▶ **DATA SEGMENT**
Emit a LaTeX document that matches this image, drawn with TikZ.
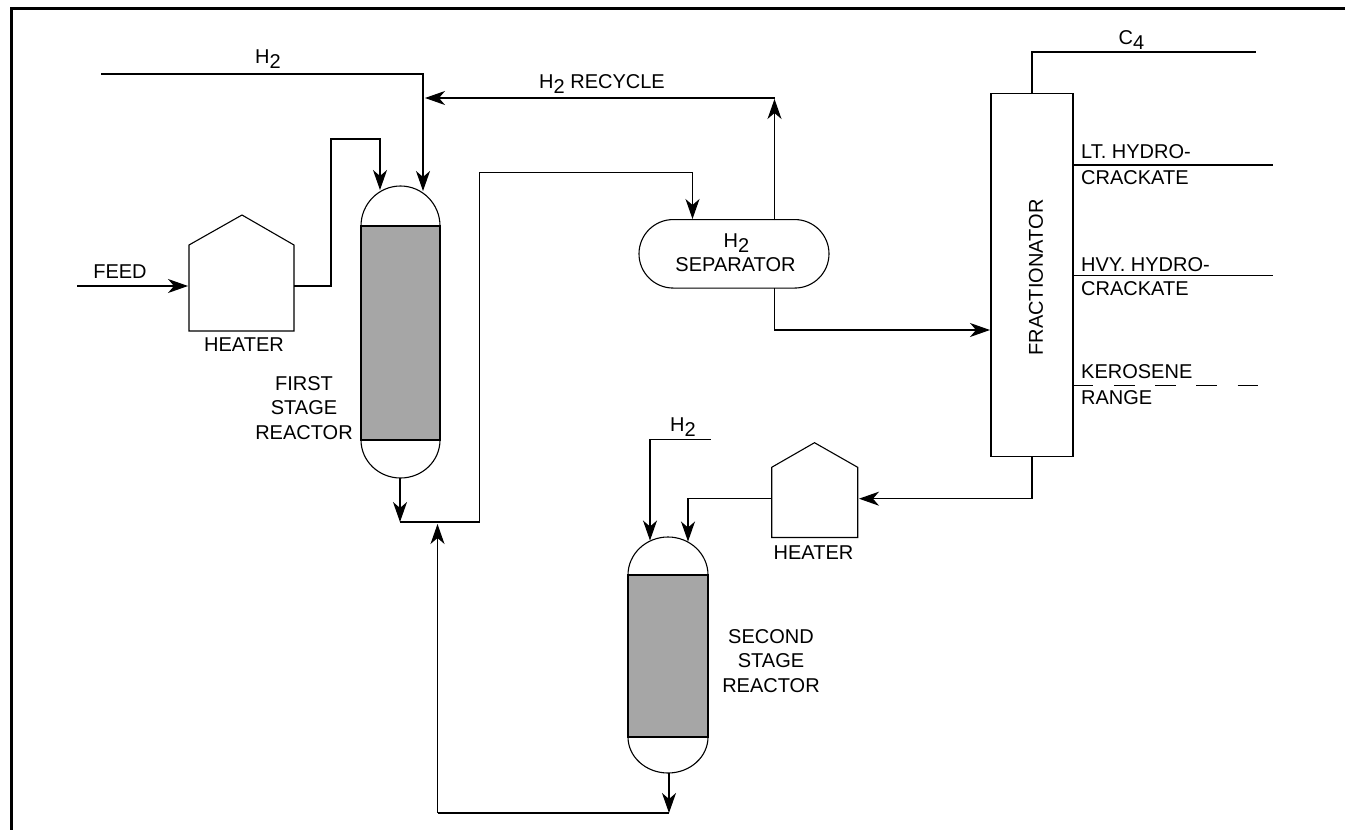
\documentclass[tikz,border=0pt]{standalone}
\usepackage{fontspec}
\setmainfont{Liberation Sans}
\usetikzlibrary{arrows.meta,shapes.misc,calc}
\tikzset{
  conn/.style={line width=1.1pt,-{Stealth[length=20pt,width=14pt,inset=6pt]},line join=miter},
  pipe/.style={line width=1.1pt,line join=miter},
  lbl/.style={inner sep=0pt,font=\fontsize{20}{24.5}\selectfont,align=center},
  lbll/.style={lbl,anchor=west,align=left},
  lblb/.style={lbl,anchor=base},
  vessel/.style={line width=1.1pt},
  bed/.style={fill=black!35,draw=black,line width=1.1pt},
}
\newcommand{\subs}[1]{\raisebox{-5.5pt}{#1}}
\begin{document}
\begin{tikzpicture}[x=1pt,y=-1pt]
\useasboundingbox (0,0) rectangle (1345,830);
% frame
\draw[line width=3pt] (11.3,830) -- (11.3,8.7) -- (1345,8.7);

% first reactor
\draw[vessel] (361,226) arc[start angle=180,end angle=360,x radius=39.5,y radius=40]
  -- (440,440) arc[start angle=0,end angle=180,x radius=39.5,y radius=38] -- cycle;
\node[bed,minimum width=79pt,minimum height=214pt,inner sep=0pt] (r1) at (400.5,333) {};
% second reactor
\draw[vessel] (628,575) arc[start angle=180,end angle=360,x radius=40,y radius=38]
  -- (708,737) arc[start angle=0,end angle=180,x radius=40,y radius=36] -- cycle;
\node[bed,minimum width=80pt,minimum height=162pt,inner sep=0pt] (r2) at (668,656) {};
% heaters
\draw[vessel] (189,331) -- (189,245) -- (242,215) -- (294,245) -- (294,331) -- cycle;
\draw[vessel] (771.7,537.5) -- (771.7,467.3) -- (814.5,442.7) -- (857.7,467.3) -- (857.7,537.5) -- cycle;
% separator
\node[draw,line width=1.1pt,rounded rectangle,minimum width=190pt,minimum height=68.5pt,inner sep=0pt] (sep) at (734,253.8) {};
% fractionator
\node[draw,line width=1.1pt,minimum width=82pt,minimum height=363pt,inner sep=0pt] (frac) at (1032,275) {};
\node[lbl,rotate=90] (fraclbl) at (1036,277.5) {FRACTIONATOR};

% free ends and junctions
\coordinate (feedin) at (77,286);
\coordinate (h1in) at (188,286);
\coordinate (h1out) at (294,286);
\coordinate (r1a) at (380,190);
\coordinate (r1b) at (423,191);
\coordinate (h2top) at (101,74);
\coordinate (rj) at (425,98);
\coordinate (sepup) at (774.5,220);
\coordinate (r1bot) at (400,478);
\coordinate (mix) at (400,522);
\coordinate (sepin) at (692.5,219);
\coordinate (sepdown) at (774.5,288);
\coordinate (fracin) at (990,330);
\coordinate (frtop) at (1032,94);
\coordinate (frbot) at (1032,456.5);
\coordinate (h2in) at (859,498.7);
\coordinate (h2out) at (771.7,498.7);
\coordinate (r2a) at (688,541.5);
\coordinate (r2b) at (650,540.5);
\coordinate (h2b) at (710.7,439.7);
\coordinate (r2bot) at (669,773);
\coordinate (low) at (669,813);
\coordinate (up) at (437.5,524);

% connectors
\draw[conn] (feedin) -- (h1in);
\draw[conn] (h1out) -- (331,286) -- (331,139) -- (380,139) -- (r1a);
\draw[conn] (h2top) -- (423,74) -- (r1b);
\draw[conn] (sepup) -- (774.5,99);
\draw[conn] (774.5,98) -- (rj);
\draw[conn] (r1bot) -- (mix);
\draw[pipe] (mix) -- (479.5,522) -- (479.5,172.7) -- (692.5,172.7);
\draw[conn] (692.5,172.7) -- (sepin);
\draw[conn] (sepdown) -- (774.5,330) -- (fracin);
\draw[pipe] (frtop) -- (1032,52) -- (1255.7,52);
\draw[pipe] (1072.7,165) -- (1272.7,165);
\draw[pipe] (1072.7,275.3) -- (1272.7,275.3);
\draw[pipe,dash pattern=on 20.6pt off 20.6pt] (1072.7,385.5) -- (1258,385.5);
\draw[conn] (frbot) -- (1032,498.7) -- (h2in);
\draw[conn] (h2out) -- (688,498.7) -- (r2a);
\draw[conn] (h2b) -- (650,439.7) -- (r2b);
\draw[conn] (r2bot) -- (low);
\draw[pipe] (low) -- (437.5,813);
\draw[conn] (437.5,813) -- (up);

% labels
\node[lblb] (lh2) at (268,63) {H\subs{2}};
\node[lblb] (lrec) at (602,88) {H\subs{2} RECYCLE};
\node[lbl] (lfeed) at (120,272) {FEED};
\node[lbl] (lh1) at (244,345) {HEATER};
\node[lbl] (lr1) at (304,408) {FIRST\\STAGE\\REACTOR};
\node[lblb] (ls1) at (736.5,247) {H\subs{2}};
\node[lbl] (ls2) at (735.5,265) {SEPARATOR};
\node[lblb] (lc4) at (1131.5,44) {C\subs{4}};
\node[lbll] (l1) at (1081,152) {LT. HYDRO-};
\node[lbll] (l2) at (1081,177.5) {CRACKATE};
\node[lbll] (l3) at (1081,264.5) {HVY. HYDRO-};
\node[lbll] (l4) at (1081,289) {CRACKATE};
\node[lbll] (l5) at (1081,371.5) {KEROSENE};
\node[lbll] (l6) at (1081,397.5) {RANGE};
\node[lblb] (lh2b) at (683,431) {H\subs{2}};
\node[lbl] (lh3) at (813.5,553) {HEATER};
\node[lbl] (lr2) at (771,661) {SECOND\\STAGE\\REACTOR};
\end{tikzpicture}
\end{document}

▶ **SET TASK**
Return only the lines running from the top of the data to the line that holds "(11.3,8.7) -- (1345,8.7);". Include both of those lines, but skip the pictures.

▶ **ANSWER BELOW**
Emit a LaTeX document that matches this image, drawn with TikZ.
\documentclass[tikz,border=0pt]{standalone}
\usepackage{fontspec}
\setmainfont{Liberation Sans}
\usetikzlibrary{arrows.meta,shapes.misc,calc}
\tikzset{
  conn/.style={line width=1.1pt,-{Stealth[length=20pt,width=14pt,inset=6pt]},line join=miter},
  pipe/.style={line width=1.1pt,line join=miter},
  lbl/.style={inner sep=0pt,font=\fontsize{20}{24.5}\selectfont,align=center},
  lbll/.style={lbl,anchor=west,align=left},
  lblb/.style={lbl,anchor=base},
  vessel/.style={line width=1.1pt},
  bed/.style={fill=black!35,draw=black,line width=1.1pt},
}
\newcommand{\subs}[1]{\raisebox{-5.5pt}{#1}}
\begin{document}
\begin{tikzpicture}[x=1pt,y=-1pt]
\useasboundingbox (0,0) rectangle (1345,830);
% frame
\draw[line width=3pt] (11.3,830) -- (11.3,8.7) -- (1345,8.7);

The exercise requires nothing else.